◆ DATA EXCERPT

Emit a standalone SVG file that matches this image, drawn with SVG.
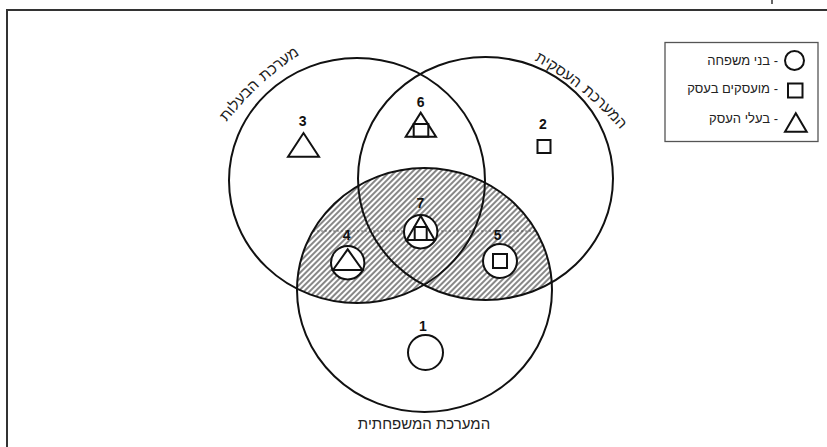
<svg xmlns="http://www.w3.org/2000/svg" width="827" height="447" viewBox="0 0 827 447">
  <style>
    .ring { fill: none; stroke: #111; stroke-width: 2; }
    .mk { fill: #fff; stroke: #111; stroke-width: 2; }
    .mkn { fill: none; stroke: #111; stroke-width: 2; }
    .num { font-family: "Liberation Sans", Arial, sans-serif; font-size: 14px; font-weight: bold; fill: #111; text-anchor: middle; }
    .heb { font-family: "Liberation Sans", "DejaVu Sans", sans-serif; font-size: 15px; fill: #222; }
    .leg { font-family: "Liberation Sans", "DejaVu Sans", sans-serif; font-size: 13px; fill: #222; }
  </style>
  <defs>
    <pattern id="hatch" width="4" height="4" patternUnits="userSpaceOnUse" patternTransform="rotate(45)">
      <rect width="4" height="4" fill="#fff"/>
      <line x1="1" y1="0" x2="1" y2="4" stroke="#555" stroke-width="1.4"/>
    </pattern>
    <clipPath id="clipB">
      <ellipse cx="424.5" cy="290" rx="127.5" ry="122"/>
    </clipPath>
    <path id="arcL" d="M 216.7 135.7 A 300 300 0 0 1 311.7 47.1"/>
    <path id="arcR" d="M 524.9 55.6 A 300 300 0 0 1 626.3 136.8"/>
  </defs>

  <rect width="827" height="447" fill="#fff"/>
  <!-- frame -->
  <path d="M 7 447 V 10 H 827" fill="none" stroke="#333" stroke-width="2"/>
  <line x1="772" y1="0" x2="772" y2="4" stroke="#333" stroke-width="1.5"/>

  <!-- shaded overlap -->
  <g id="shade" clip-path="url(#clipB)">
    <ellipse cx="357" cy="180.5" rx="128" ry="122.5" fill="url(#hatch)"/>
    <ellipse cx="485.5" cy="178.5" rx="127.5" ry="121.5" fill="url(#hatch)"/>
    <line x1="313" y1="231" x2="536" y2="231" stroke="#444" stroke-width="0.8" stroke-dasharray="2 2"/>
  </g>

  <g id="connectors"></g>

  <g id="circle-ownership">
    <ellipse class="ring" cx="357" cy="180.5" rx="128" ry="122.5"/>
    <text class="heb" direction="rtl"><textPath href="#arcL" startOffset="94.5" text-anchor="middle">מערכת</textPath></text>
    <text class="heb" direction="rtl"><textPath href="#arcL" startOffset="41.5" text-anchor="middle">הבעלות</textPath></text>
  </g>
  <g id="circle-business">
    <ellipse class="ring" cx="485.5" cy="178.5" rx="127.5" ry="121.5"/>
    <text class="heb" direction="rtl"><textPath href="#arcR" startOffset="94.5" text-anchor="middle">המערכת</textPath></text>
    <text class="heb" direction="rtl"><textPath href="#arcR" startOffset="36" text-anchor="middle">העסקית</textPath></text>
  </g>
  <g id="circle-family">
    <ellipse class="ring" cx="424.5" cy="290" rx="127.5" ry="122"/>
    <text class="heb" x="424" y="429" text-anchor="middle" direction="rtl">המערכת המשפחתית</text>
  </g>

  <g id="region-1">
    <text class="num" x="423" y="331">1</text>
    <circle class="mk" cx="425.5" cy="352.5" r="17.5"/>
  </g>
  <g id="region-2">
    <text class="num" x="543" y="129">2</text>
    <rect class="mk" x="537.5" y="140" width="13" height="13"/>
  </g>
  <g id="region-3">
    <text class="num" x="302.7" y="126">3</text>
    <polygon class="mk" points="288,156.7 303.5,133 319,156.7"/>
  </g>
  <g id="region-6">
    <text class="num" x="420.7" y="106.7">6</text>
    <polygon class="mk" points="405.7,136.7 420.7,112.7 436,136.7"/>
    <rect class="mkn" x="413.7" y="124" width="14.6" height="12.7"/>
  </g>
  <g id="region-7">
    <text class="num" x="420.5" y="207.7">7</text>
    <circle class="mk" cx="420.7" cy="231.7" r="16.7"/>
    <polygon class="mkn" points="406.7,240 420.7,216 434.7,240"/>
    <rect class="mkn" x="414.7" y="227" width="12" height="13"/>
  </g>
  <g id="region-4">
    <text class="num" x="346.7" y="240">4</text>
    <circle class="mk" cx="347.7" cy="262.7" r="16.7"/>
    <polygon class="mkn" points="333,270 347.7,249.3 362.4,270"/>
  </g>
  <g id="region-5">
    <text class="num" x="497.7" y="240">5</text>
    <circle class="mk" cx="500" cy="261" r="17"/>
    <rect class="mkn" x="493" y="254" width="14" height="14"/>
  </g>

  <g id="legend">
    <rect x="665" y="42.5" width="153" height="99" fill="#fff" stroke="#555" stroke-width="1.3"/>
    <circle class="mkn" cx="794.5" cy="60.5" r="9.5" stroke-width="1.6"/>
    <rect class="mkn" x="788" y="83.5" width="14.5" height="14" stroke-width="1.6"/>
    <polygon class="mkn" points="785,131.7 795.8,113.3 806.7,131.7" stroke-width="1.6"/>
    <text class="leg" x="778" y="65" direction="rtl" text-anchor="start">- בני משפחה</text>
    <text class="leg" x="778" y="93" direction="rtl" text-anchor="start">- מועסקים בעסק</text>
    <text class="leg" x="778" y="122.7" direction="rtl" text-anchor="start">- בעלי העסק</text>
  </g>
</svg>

◆ GIVEN REQUEST
Give the data again exactly as written, with all pictures left out.

◆ WORKED SOLUTION
Emit a standalone SVG file that matches this image, drawn with SVG.
<svg xmlns="http://www.w3.org/2000/svg" width="827" height="447" viewBox="0 0 827 447">
  <style>
    .ring { fill: none; stroke: #111; stroke-width: 2; }
    .mk { fill: #fff; stroke: #111; stroke-width: 2; }
    .mkn { fill: none; stroke: #111; stroke-width: 2; }
    .num { font-family: "Liberation Sans", Arial, sans-serif; font-size: 14px; font-weight: bold; fill: #111; text-anchor: middle; }
    .heb { font-family: "Liberation Sans", "DejaVu Sans", sans-serif; font-size: 15px; fill: #222; }
    .leg { font-family: "Liberation Sans", "DejaVu Sans", sans-serif; font-size: 13px; fill: #222; }
  </style>
  <defs>
    <pattern id="hatch" width="4" height="4" patternUnits="userSpaceOnUse" patternTransform="rotate(45)">
      <rect width="4" height="4" fill="#fff"/>
      <line x1="1" y1="0" x2="1" y2="4" stroke="#555" stroke-width="1.4"/>
    </pattern>
    <clipPath id="clipB">
      <ellipse cx="424.5" cy="290" rx="127.5" ry="122"/>
    </clipPath>
    <path id="arcL" d="M 216.7 135.7 A 300 300 0 0 1 311.7 47.1"/>
    <path id="arcR" d="M 524.9 55.6 A 300 300 0 0 1 626.3 136.8"/>
  </defs>

  <rect width="827" height="447" fill="#fff"/>
  <!-- frame -->
  <path d="M 7 447 V 10 H 827" fill="none" stroke="#333" stroke-width="2"/>
  <line x1="772" y1="0" x2="772" y2="4" stroke="#333" stroke-width="1.5"/>

  <!-- shaded overlap -->
  <g id="shade" clip-path="url(#clipB)">
    <ellipse cx="357" cy="180.5" rx="128" ry="122.5" fill="url(#hatch)"/>
    <ellipse cx="485.5" cy="178.5" rx="127.5" ry="121.5" fill="url(#hatch)"/>
    <line x1="313" y1="231" x2="536" y2="231" stroke="#444" stroke-width="0.8" stroke-dasharray="2 2"/>
  </g>

  <g id="connectors"></g>

  <g id="circle-ownership">
    <ellipse class="ring" cx="357" cy="180.5" rx="128" ry="122.5"/>
    <text class="heb" direction="rtl"><textPath href="#arcL" startOffset="94.5" text-anchor="middle">מערכת</textPath></text>
    <text class="heb" direction="rtl"><textPath href="#arcL" startOffset="41.5" text-anchor="middle">הבעלות</textPath></text>
  </g>
  <g id="circle-business">
    <ellipse class="ring" cx="485.5" cy="178.5" rx="127.5" ry="121.5"/>
    <text class="heb" direction="rtl"><textPath href="#arcR" startOffset="94.5" text-anchor="middle">המערכת</textPath></text>
    <text class="heb" direction="rtl"><textPath href="#arcR" startOffset="36" text-anchor="middle">העסקית</textPath></text>
  </g>
  <g id="circle-family">
    <ellipse class="ring" cx="424.5" cy="290" rx="127.5" ry="122"/>
    <text class="heb" x="424" y="429" text-anchor="middle" direction="rtl">המערכת המשפחתית</text>
  </g>

  <g id="region-1">
    <text class="num" x="423" y="331">1</text>
    <circle class="mk" cx="425.5" cy="352.5" r="17.5"/>
  </g>
  <g id="region-2">
    <text class="num" x="543" y="129">2</text>
    <rect class="mk" x="537.5" y="140" width="13" height="13"/>
  </g>
  <g id="region-3">
    <text class="num" x="302.7" y="126">3</text>
    <polygon class="mk" points="288,156.7 303.5,133 319,156.7"/>
  </g>
  <g id="region-6">
    <text class="num" x="420.7" y="106.7">6</text>
    <polygon class="mk" points="405.7,136.7 420.7,112.7 436,136.7"/>
    <rect class="mkn" x="413.7" y="124" width="14.6" height="12.7"/>
  </g>
  <g id="region-7">
    <text class="num" x="420.5" y="207.7">7</text>
    <circle class="mk" cx="420.7" cy="231.7" r="16.7"/>
    <polygon class="mkn" points="406.7,240 420.7,216 434.7,240"/>
    <rect class="mkn" x="414.7" y="227" width="12" height="13"/>
  </g>
  <g id="region-4">
    <text class="num" x="346.7" y="240">4</text>
    <circle class="mk" cx="347.7" cy="262.7" r="16.7"/>
    <polygon class="mkn" points="333,270 347.7,249.3 362.4,270"/>
  </g>
  <g id="region-5">
    <text class="num" x="497.7" y="240">5</text>
    <circle class="mk" cx="500" cy="261" r="17"/>
    <rect class="mkn" x="493" y="254" width="14" height="14"/>
  </g>

  <g id="legend">
    <rect x="665" y="42.5" width="153" height="99" fill="#fff" stroke="#555" stroke-width="1.3"/>
    <circle class="mkn" cx="794.5" cy="60.5" r="9.5" stroke-width="1.6"/>
    <rect class="mkn" x="788" y="83.5" width="14.5" height="14" stroke-width="1.6"/>
    <polygon class="mkn" points="785,131.7 795.8,113.3 806.7,131.7" stroke-width="1.6"/>
    <text class="leg" x="778" y="65" direction="rtl" text-anchor="start">- בני משפחה</text>
    <text class="leg" x="778" y="93" direction="rtl" text-anchor="start">- מועסקים בעסק</text>
    <text class="leg" x="778" y="122.7" direction="rtl" text-anchor="start">- בעלי העסק</text>
  </g>
</svg>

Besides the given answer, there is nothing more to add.